**Data lines:**
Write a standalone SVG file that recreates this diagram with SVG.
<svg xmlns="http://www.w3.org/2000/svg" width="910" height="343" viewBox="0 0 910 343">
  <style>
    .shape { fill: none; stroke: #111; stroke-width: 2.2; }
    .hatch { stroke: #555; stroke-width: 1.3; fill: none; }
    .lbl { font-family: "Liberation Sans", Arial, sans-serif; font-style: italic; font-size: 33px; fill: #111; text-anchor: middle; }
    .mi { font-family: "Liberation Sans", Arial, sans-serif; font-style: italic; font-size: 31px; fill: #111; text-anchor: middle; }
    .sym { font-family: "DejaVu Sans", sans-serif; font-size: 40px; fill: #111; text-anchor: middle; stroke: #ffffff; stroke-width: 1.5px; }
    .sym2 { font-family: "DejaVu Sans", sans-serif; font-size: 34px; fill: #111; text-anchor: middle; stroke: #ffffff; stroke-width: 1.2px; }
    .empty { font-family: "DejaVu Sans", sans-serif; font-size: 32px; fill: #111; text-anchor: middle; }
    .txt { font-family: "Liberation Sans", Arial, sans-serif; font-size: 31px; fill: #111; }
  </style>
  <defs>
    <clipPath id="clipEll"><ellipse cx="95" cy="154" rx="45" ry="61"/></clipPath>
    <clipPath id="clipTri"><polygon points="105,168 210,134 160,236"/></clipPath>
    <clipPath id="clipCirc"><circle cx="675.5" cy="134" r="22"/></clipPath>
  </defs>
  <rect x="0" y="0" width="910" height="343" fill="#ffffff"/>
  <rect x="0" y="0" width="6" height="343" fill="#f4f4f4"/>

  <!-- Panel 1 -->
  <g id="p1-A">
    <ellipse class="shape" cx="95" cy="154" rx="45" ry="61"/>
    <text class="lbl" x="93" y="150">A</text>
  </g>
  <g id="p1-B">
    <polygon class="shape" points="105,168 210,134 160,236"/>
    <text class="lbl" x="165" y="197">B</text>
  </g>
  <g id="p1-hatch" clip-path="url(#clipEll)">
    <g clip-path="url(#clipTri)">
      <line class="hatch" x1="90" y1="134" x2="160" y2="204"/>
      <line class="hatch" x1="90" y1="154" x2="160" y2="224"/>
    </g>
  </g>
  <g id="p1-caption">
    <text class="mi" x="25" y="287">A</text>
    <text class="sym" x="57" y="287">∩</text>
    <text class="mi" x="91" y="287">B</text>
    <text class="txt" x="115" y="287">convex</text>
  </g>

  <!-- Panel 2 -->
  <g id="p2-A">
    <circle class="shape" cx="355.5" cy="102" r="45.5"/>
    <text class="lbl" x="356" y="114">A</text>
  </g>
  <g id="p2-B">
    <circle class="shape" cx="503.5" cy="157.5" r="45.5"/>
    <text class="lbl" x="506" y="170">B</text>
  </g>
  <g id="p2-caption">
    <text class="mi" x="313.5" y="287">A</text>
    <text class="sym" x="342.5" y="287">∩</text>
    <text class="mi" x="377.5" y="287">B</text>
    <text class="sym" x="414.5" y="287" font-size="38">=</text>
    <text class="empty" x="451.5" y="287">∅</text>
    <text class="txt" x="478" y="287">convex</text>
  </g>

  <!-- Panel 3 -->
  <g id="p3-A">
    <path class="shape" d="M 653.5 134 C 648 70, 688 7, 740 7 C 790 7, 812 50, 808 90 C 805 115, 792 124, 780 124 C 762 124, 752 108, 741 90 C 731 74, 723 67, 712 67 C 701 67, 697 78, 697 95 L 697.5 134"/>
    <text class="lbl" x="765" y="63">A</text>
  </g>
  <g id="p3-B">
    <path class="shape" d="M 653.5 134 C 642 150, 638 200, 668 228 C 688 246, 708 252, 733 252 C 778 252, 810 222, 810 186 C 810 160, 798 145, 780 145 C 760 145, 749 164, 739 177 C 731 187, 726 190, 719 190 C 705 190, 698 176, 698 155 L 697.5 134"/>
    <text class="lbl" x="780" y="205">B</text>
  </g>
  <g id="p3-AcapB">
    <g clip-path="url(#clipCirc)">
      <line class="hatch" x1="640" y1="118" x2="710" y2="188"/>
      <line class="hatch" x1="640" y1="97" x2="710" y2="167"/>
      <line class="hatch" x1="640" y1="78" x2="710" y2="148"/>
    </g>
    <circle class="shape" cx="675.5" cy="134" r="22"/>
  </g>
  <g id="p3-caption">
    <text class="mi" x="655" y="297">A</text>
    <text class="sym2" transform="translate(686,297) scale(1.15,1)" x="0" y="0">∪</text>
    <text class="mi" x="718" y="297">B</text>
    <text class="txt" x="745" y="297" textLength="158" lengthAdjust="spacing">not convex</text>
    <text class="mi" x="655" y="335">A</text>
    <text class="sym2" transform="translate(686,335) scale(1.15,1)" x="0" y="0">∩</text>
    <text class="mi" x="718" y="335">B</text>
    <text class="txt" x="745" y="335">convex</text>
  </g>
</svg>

**What the task asks:** Copy each line of the data exactly, leaving nothing out.

**Finished answer:**
Write a standalone SVG file that recreates this diagram with SVG.
<svg xmlns="http://www.w3.org/2000/svg" width="910" height="343" viewBox="0 0 910 343">
  <style>
    .shape { fill: none; stroke: #111; stroke-width: 2.2; }
    .hatch { stroke: #555; stroke-width: 1.3; fill: none; }
    .lbl { font-family: "Liberation Sans", Arial, sans-serif; font-style: italic; font-size: 33px; fill: #111; text-anchor: middle; }
    .mi { font-family: "Liberation Sans", Arial, sans-serif; font-style: italic; font-size: 31px; fill: #111; text-anchor: middle; }
    .sym { font-family: "DejaVu Sans", sans-serif; font-size: 40px; fill: #111; text-anchor: middle; stroke: #ffffff; stroke-width: 1.5px; }
    .sym2 { font-family: "DejaVu Sans", sans-serif; font-size: 34px; fill: #111; text-anchor: middle; stroke: #ffffff; stroke-width: 1.2px; }
    .empty { font-family: "DejaVu Sans", sans-serif; font-size: 32px; fill: #111; text-anchor: middle; }
    .txt { font-family: "Liberation Sans", Arial, sans-serif; font-size: 31px; fill: #111; }
  </style>
  <defs>
    <clipPath id="clipEll"><ellipse cx="95" cy="154" rx="45" ry="61"/></clipPath>
    <clipPath id="clipTri"><polygon points="105,168 210,134 160,236"/></clipPath>
    <clipPath id="clipCirc"><circle cx="675.5" cy="134" r="22"/></clipPath>
  </defs>
  <rect x="0" y="0" width="910" height="343" fill="#ffffff"/>
  <rect x="0" y="0" width="6" height="343" fill="#f4f4f4"/>

  <!-- Panel 1 -->
  <g id="p1-A">
    <ellipse class="shape" cx="95" cy="154" rx="45" ry="61"/>
    <text class="lbl" x="93" y="150">A</text>
  </g>
  <g id="p1-B">
    <polygon class="shape" points="105,168 210,134 160,236"/>
    <text class="lbl" x="165" y="197">B</text>
  </g>
  <g id="p1-hatch" clip-path="url(#clipEll)">
    <g clip-path="url(#clipTri)">
      <line class="hatch" x1="90" y1="134" x2="160" y2="204"/>
      <line class="hatch" x1="90" y1="154" x2="160" y2="224"/>
    </g>
  </g>
  <g id="p1-caption">
    <text class="mi" x="25" y="287">A</text>
    <text class="sym" x="57" y="287">∩</text>
    <text class="mi" x="91" y="287">B</text>
    <text class="txt" x="115" y="287">convex</text>
  </g>

  <!-- Panel 2 -->
  <g id="p2-A">
    <circle class="shape" cx="355.5" cy="102" r="45.5"/>
    <text class="lbl" x="356" y="114">A</text>
  </g>
  <g id="p2-B">
    <circle class="shape" cx="503.5" cy="157.5" r="45.5"/>
    <text class="lbl" x="506" y="170">B</text>
  </g>
  <g id="p2-caption">
    <text class="mi" x="313.5" y="287">A</text>
    <text class="sym" x="342.5" y="287">∩</text>
    <text class="mi" x="377.5" y="287">B</text>
    <text class="sym" x="414.5" y="287" font-size="38">=</text>
    <text class="empty" x="451.5" y="287">∅</text>
    <text class="txt" x="478" y="287">convex</text>
  </g>

  <!-- Panel 3 -->
  <g id="p3-A">
    <path class="shape" d="M 653.5 134 C 648 70, 688 7, 740 7 C 790 7, 812 50, 808 90 C 805 115, 792 124, 780 124 C 762 124, 752 108, 741 90 C 731 74, 723 67, 712 67 C 701 67, 697 78, 697 95 L 697.5 134"/>
    <text class="lbl" x="765" y="63">A</text>
  </g>
  <g id="p3-B">
    <path class="shape" d="M 653.5 134 C 642 150, 638 200, 668 228 C 688 246, 708 252, 733 252 C 778 252, 810 222, 810 186 C 810 160, 798 145, 780 145 C 760 145, 749 164, 739 177 C 731 187, 726 190, 719 190 C 705 190, 698 176, 698 155 L 697.5 134"/>
    <text class="lbl" x="780" y="205">B</text>
  </g>
  <g id="p3-AcapB">
    <g clip-path="url(#clipCirc)">
      <line class="hatch" x1="640" y1="118" x2="710" y2="188"/>
      <line class="hatch" x1="640" y1="97" x2="710" y2="167"/>
      <line class="hatch" x1="640" y1="78" x2="710" y2="148"/>
    </g>
    <circle class="shape" cx="675.5" cy="134" r="22"/>
  </g>
  <g id="p3-caption">
    <text class="mi" x="655" y="297">A</text>
    <text class="sym2" transform="translate(686,297) scale(1.15,1)" x="0" y="0">∪</text>
    <text class="mi" x="718" y="297">B</text>
    <text class="txt" x="745" y="297" textLength="158" lengthAdjust="spacing">not convex</text>
    <text class="mi" x="655" y="335">A</text>
    <text class="sym2" transform="translate(686,335) scale(1.15,1)" x="0" y="0">∩</text>
    <text class="mi" x="718" y="335">B</text>
    <text class="txt" x="745" y="335">convex</text>
  </g>
</svg>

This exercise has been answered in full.